So I did a thing the other day. I sold the high chair. Now let me preface this by saying I have been planning to have a bonfire with this thing for probably at least a year. I had basically given up trying to clean it except for the actual tray. But the amount of crusted on food, dog slobber and God knows what else was enough to make even the strongest of stomachs quake. Hence my dreams of the bonfire. That said, however, I suppose with some major arm strength and potent chemicals, that chair has the potential to have a long, happy life.
Now for the most part, so far it seems I have not been a sentimental person when it comes to my kids’ stuff. Which, I’m actually strangely perplexed by. This coming from the person who has oddly saved every single paper and notebook I ever used from eighth grade through college. And after hauling these heavy-ass totes through three moves I feel like it’s just wrong to throw them out now. So under the basement stairs is where they live, because obviously my freshman year Spanish homework is important, but my kids’ baby items are not.
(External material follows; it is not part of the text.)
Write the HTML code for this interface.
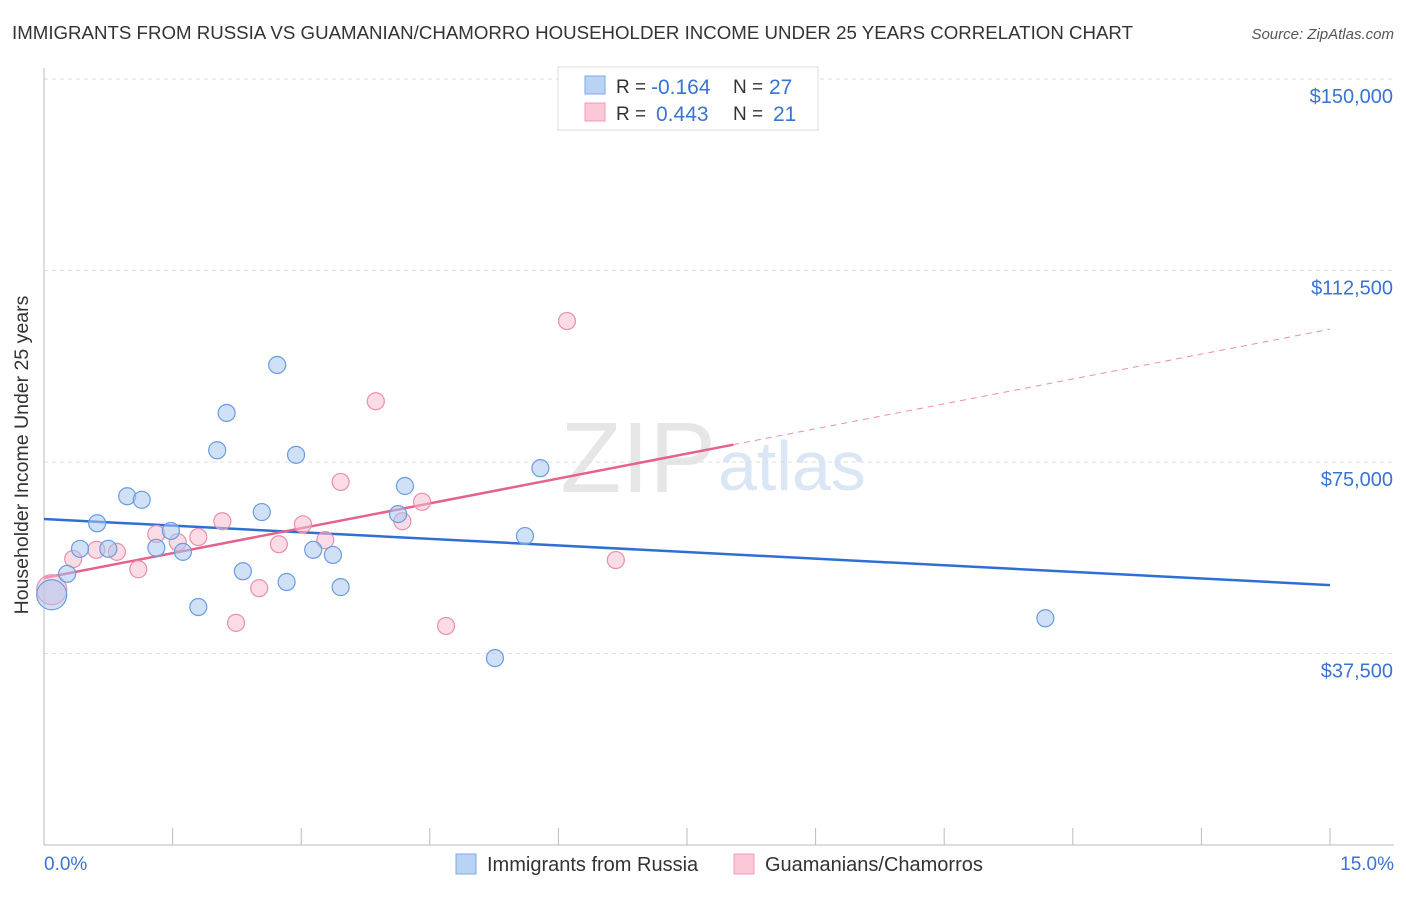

But back to my point – over the past seven years as soon as my kids have outgrown something I’ve done my best to get rid of it, with the exception of a select few items. I’ve just had no desire to hang on to all that stuff because to me, that’s exactly what it was – just stuff. It didn’t represent my babies or our memories together. That is however, until I had already gotten rid of the high chair. It was one of my favorite gifts from my baby shower – over seven years ago (gasp). It was one of the “nicer” things I wanted. It was wooden, semi-expensive and once upon a time looked pretty. And due to the closeness in age of my kiddos, it was essentially used every single day for the past seven years.
Now I had no problems handing it over to the next era of users. Until of course I went to bed, and on queue, my brain fired right up. And then it truly hit me that this was really the last thing that represented my babies. And now it was gone. Which basically translated to my babies are gone. I have never been a baby person. Not my own, not other people’s. Even after having three, they still tend to scare me. So while so many of my friends swoon over the precious little bundles of joy, I’m totally fine keeping my distance.

But still I had three and I love them all. And while I still consider myself clueless because they’re all so different, raising each baby gave me different memories, different experiences, different lessons. So while even thinking about having another baby sends me into an immediate panic attack, getting rid of this high chair solidified the fact that I will never go through those experiences again. And while I hate to even admit this, I’m sad. So many of those milestone “firsts” I’ll never witness again. And while I’m ALL for my kids expanding their independence (in terms of self-care at least!) this is still a reminder that I’m just not as needed as I once was. That’s a hard thing to swallow.
I will never be one of those people lecturing younger moms to “cherish these years because they go by so fast.” I hear that all the time and frankly it drives me nuts. Maybe it’s because deep down I know it’s true. Maybe it’s because I have a hard time thinking about the future because I’m knee-deep in the shit that comes with the present. Maybe it’s because I’m just damn tired. And yeah, yeah, I’m well aware that I can “rest when I’m dead” but still. Knowing how to live and actually living that way are two different things.
That said, however, after experiencing the joy, the grief and even the pride that I’ve been feeling over the past week from letting go of this high chair, I’m trying to use these emotions as my own personal lesson. Because as annoying and cliche as it is that “I’ll miss this when it’s gone” it’s just the plain truth. No, I won’t miss everything. I won’t miss bouncing that screaming baby for hours on end during the night. I won’t miss those level 10 blowouts where you just start tossing everything into the garbage because you’re both covered from head to toe in shit and the garbage is all you can see through your tears. But I will miss those adorable baby smiles that you see when they’re sleeping. I will miss when those tiny baby hands grasp your finger and won’t let go. And yes, I’ll even miss when the baby cries for everyone except me because they know that I’m their mom. Those are the experiences I can’t get back, but they’re the memories that will stay with me forever.
With the upcoming school year approaching I’m going to try to remember to slow down even when things are speeding up. I’m going to try to remember their smiles on their first day of school (because we all know that won’t last). And I’m going to try to hug them for a few seconds longer every night. In between the constant daily chaos, the fighting, the screaming and the tears, there’s always memories to be had. Lessons to be learned. And a life to live. I just need to remember to live it.